Your output is the lines from the first one to the one containing "cases, 40 items</div>", repeated exactly, with images left out.
■ ■ ■ ■ ■ ■ ■
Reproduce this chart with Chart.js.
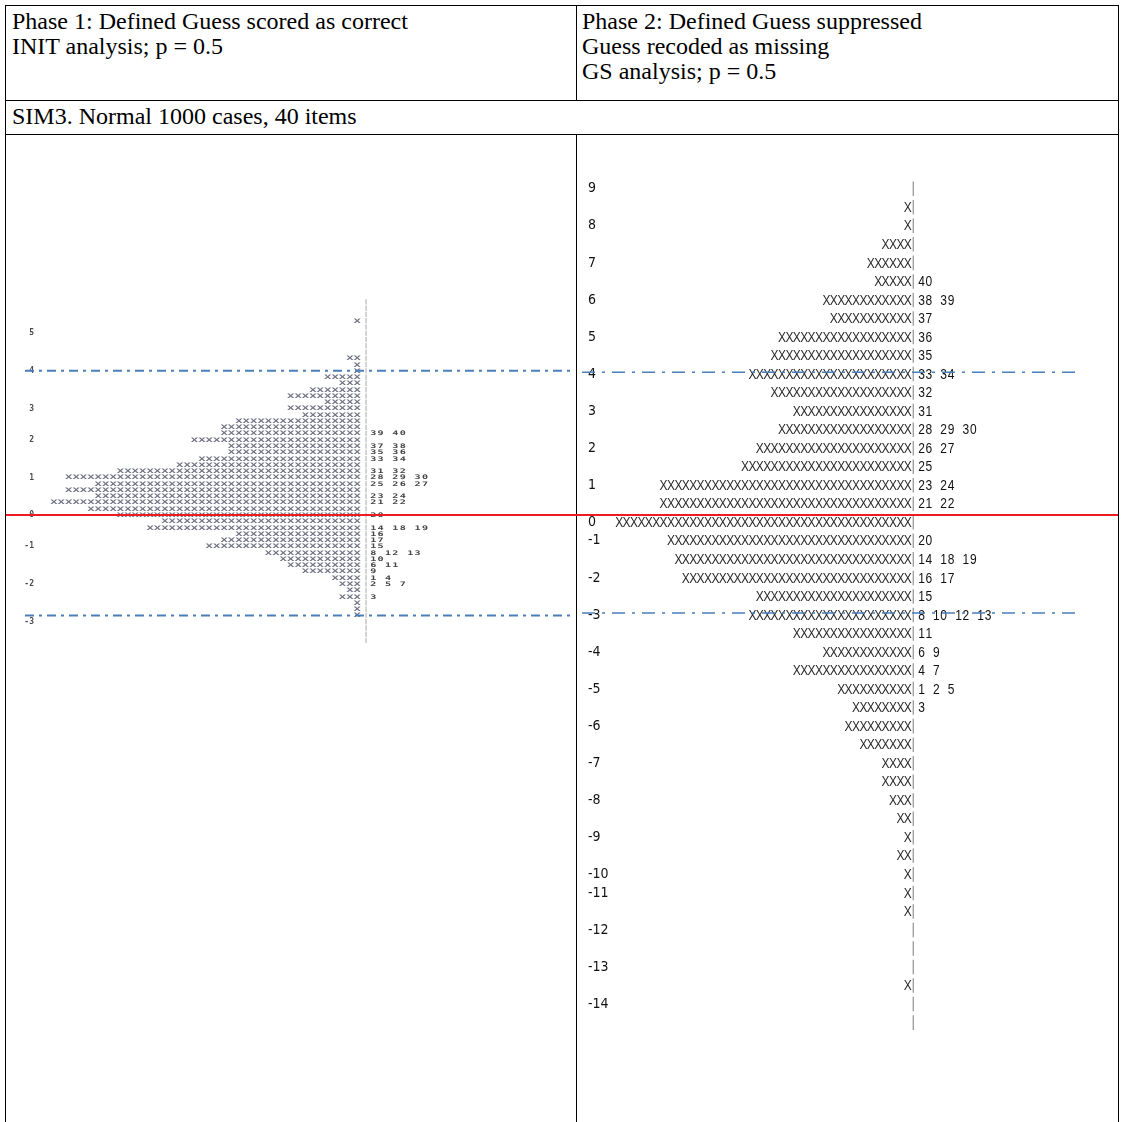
<!DOCTYPE html>
<html>
<head>
<meta charset="utf-8">
<title>SIM3 - Wright maps, INIT vs GS</title>
<script src="https://cdn.jsdelivr.net/npm/chart.js@4.4.0/dist/chart.umd.min.js"></script>
<style>
  html, body { margin: 0; padding: 0; background: #fff; }
  #page { position: relative; width: 1123px; height: 1122px; overflow: hidden;
          font-family: 'Liberation Serif', 'Times New Roman', serif; }
  .rule { position: absolute; background: #000; }
  .txt { position: absolute; font-size: 24px; line-height: 25px; color: #000; white-space: nowrap; }
  canvas { position: absolute; left: 0; top: 0; }
</style>
</head>
<body>
<div id="page">
  <!-- table rules -->
  <div class="rule" style="left:5px;top:5px;width:1114px;height:1px"></div>
  <div class="rule" style="left:5px;top:100px;width:1114px;height:1px"></div>
  <div class="rule" style="left:5px;top:134px;width:1114px;height:1px"></div>
  <div class="rule" style="left:5px;top:5px;width:1px;height:1117px"></div>
  <div class="rule" style="left:1118px;top:5px;width:1px;height:1117px"></div>
  <div class="rule" style="left:576px;top:5px;width:1px;height:95px"></div>
  <div class="rule" style="left:576px;top:134px;width:1px;height:988px"></div>

  <div class="txt" style="left:12px;top:9px">Phase 1: Defined Guess scored as correct<br>INIT analysis; p = 0.5</div>
  <div class="txt" style="left:582px;top:9px">Phase 2: Defined Guess suppressed<br>Guess recoded as missing<br>GS analysis; p = 0.5</div>
  <div class="txt" style="left:12px;top:104px">SIM3. Normal 1000 cases, 40 items</div>

  <canvas id="mapGS" width="1123" height="1122"></canvas>
  <canvas id="mapInit" width="1123" height="1122"></canvas>
</div>

<script>
// ---- Phase 1, INIT analysis: one entry per line of the map, top to bottom ----
const initLevels = [
  '', '', '', '', '', '5', '', '', '', '',
  '', '4', '', '', '', '', '', '3', '', '',
  '', '', '2', '', '', '', '', '', '1', '',
  '', '', '', '', '0', '', '', '', '', '-1',
  '', '', '', '', '', '-2', '', '', '', '',
  '', '-3', '', '', ''
];
const initPersons = [
  0, 0, 0, 1, 0, 0, 0, 0, 0, 2,
  1, 1, 5, 3, 7, 10, 5, 10, 8, 17,
  19, 19, 23, 18, 18, 22, 25, 33, 40, 36,
  40, 36, 42, 37, 33, 27, 29, 17, 19, 21,
  13, 11, 10, 8, 4, 3, 2, 3, 1, 1,
  1, 0, 0, 0, 0
];
const initItems = [
  '', '', '', '', '', '', '', '', '', '',
  '', '', '', '', '', '', '', '', '', '',
  '', '39 40', '', '37 38', '35 36', '33 34', '', '31 32', '28 29 30', '25 26 27',
  '', '23 24', '21 22', '', '20', '', '14 18 19', '16', '17', '15',
  '8 12 13', '10', '6 11', '9', '1 4', '2 5 7', '', '3', '', '',
  '', '', '', '', ''
];
const initZeroRow = 34;          // red line, logit 0
const initCutRows = [11, 50];    // dash-dot guides

// ---- Phase 2, GS analysis ----
const gsLevels = [
  '9', '', '8', '', '7', '', '6', '', '5', '',
  '4', '', '3', '', '2', '', '1', '', '0', '-1',
  '', '-2', '', '-3', '', '-4', '', '-5', '', '-6',
  '', '-7', '', '-8', '', '-9', '', '-10', '-11', '',
  '-12', '', '-13', '', '-14', ''
];
const gsPersons = [
  0, 1, 1, 4, 6, 5, 12, 11, 18, 19,
  22, 19, 16, 18, 21, 23, 34, 34, 40, 33,
  32, 31, 21, 22, 16, 12, 16, 10, 8, 9,
  7, 4, 4, 3, 2, 1, 2, 1, 1, 1,
  0, 0, 0, 1, 0, 0
];
const gsItems = [
  '', '', '', '', '', '40', '38 39', '37', '36', '35',
  '33 34', '32', '31', '28 29 30', '26 27', '25', '23 24', '21 22', '', '20',
  '14 18 19', '16 17', '15', '8 10 12 13', '11', '6 9', '4 7', '1 2 5', '3', '',
  '', '', '', '', '', '', '', '', '', '',
  '', '', '', '', '', ''
];
const gsCutRows = [9.9, 22.9];

// draws the text-map look: '|' column, X per person, item numbers, guide lines
const textMapPlugin = {
  id: 'textMap',
  afterDatasetsDraw(chart, args, opts) {
    const ctx = chart.ctx;
    const xs = chart.scales.x;
    const ys = chart.scales.y;
    const meta = chart.getDatasetMeta(0);
    const rowH = ys.getPixelForValue(1) - ys.getPixelForValue(0);

    ctx.save();

    // vertical '|' column
    const ax = xs.getPixelForValue(opts.axisAt);
    ctx.strokeStyle = opts.axisColor;
    ctx.lineWidth = opts.axisWidth;
    ctx.beginPath();
    for (let i = 0; i < opts.persons.length; i++) {
      const yc = ys.getPixelForValue(i);
      ctx.moveTo(ax, yc - rowH / 2 + opts.axisInset);
      ctx.lineTo(ax, yc + rowH / 2 - opts.axisInset);
    }
    ctx.stroke();

    ctx.textAlign = 'center';
    ctx.textBaseline = 'middle';

    // one X per person, laid from the bar base toward its end
    ctx.font = opts.xFont;
    ctx.fillStyle = opts.xColor;
    meta.data.forEach((bar, i) => {
      const n = opts.persons[i];
      if (!n) return;
      const step = (bar.base - bar.x) / n;
      for (let k = 0; k < n; k++) {
        ctx.save();
        ctx.translate(bar.base - (k + 0.5) * step, bar.y + opts.xShift);
        ctx.scale(opts.xScale[0], opts.xScale[1]);
        ctx.fillText('X', 0, 0);
        ctx.restore();
      }
    });

    // item numbers, monospaced cells to the right of '|'
    ctx.font = opts.itemFont;
    ctx.fillStyle = opts.itemColor;
    opts.items.forEach((txt, i) => {
      const yc = ys.getPixelForValue(i) + opts.itemShift;
      for (let j = 0; j < txt.length; j++) {
        if (txt[j] === ' ') continue;
        ctx.save();
        ctx.translate(xs.getPixelForValue(opts.itemAt + j + 0.5), yc);
        ctx.scale(opts.itemScale[0], opts.itemScale[1]);
        ctx.fillText(txt[j], 0, 0);
        ctx.restore();
      }
    });

    // guide lines
    opts.guides.forEach(g => {
      ctx.strokeStyle = g.color;
      ctx.lineWidth = g.width;
      ctx.setLineDash(g.dash || []);
      const y = ys.getPixelForValue(g.row);
      ctx.beginPath();
      ctx.moveTo(g.from, y);
      ctx.lineTo(g.to, y);
      ctx.stroke();
    });

    ctx.restore();
  }
};

function makeMap(canvasId, levels, persons, items, geo, look) {
  const rows = levels.length;
  const left = geo.zeroX + geo.xMin * geo.unit;
  const right = geo.zeroX + geo.xMax * geo.unit;
  const bottom = geo.top + rows * geo.rowH;
  const axisLeft = geo.labelAlign === 'far' ? geo.labelX : 0;

  return new Chart(document.getElementById(canvasId), {
    type: 'bar',
    data: {
      labels: levels,
      datasets: [{
        data: persons.map(n => -n),
        backgroundColor: 'rgba(0,0,0,0)',
        borderWidth: 0
      }]
    },
    options: {
      indexAxis: 'y',
      responsive: false,
      animation: false,
      events: [],
      layout: {
        padding: { left: axisLeft, right: 1123 - right, top: geo.top, bottom: 1122 - bottom }
      },
      plugins: {
        legend: { display: false },
        tooltip: { enabled: false },
        textMap: Object.assign({ persons: persons, items: items }, look)
      },
      scales: {
        x: { type: 'linear', display: false, min: geo.xMin, max: geo.xMax },
        y: {
          type: 'category',
          offset: true,
          grid: { display: false, drawTicks: false },
          border: { display: false },
          ticks: {
            autoSkip: false,
            font: look.tickFont,
            color: look.tickColor,
            crossAlign: geo.labelAlign,
            padding: geo.labelAlign === 'far' ? 0 : left - geo.labelX
          },
          afterFit: scale => { scale.width = left - axisLeft; }
        }
      }
    },
    plugins: [textMapPlugin]
  });
}

makeMap('mapGS', gsLevels, gsPersons, gsItems,
  { zeroX: 911.5, unit: 7.4, xMin: -40.5, xMax: 14, top: 179.5, rowH: 18.53, labelX: 588, labelAlign: 'far' },
  {
    tickFont: { family: "'Liberation Sans Narrow', 'DejaVu Sans Condensed', 'Liberation Sans'", size: 14 },
    tickColor: '#111111',
    axisAt: 0.24, axisColor: '#9a9a9a', axisWidth: 1.3, axisInset: 2,
    xFont: "15px 'Liberation Sans', Arial, sans-serif", xColor: '#2b2b2b', xScale: [0.8, 1], xShift: 0.5,
    itemFont: "15px 'Liberation Sans', Arial, sans-serif", itemColor: '#111111', itemScale: [0.8, 1], itemShift: 0.5,
    itemAt: 0.85,
    guides: gsCutRows.map(r => ({ row: r, color: '#4a7ebb', width: 1.5, dash: [13, 7, 3, 7], from: 582, to: 1080 }))
  });

makeMap('mapInit', initLevels, initPersons, initItems,
  { zeroX: 361, unit: 7.4, xMin: -42, xMax: 14, top: 298.75, rowH: 6.27, labelX: 34, labelAlign: 'near' },
  {
    tickFont: { family: "'DejaVu Sans Mono', monospace", size: 8, weight: 'bold' },
    tickColor: '#4a4a4a',
    axisAt: 0.68, axisColor: '#a8a8a8', axisWidth: 1, axisInset: 0.5,
    xFont: "bold 7px 'DejaVu Sans Mono', monospace", xColor: '#707284', xScale: [1.75, 0.9], xShift: 0.3,
    itemFont: "bold 7px 'DejaVu Sans Mono', monospace", itemColor: '#454545', itemScale: [1.45, 0.9], itemShift: 0.3,
    itemAt: 1.15,
    guides: [
      { row: initZeroRow, color: '#ee1c1c', width: 2, from: 6, to: 1118 }
    ].concat(initCutRows.map(r => ({ row: r, color: '#4a7ebb', width: 2, dash: [9, 5, 3, 5], from: 25, to: 574 })))
  });
</script>
</body>
</html>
■ ■ ■ ■ ■ ■ ■
- _Output for this exercise_:
Reproduce this chart with Chart.js.
<!DOCTYPE html>
<html>
<head>
<meta charset="utf-8">
<title>SIM3 - Wright maps, INIT vs GS</title>
<script src="https://cdn.jsdelivr.net/npm/chart.js@4.4.0/dist/chart.umd.min.js"></script>
<style>
  html, body { margin: 0; padding: 0; background: #fff; }
  #page { position: relative; width: 1123px; height: 1122px; overflow: hidden;
          font-family: 'Liberation Serif', 'Times New Roman', serif; }
  .rule { position: absolute; background: #000; }
  .txt { position: absolute; font-size: 24px; line-height: 25px; color: #000; white-space: nowrap; }
  canvas { position: absolute; left: 0; top: 0; }
</style>
</head>
<body>
<div id="page">
  <!-- table rules -->
  <div class="rule" style="left:5px;top:5px;width:1114px;height:1px"></div>
  <div class="rule" style="left:5px;top:100px;width:1114px;height:1px"></div>
  <div class="rule" style="left:5px;top:134px;width:1114px;height:1px"></div>
  <div class="rule" style="left:5px;top:5px;width:1px;height:1117px"></div>
  <div class="rule" style="left:1118px;top:5px;width:1px;height:1117px"></div>
  <div class="rule" style="left:576px;top:5px;width:1px;height:95px"></div>
  <div class="rule" style="left:576px;top:134px;width:1px;height:988px"></div>

  <div class="txt" style="left:12px;top:9px">Phase 1: Defined Guess scored as correct<br>INIT analysis; p = 0.5</div>
  <div class="txt" style="left:582px;top:9px">Phase 2: Defined Guess suppressed<br>Guess recoded as missing<br>GS analysis; p = 0.5</div>
  <div class="txt" style="left:12px;top:104px">SIM3. Normal 1000 cases, 40 items</div>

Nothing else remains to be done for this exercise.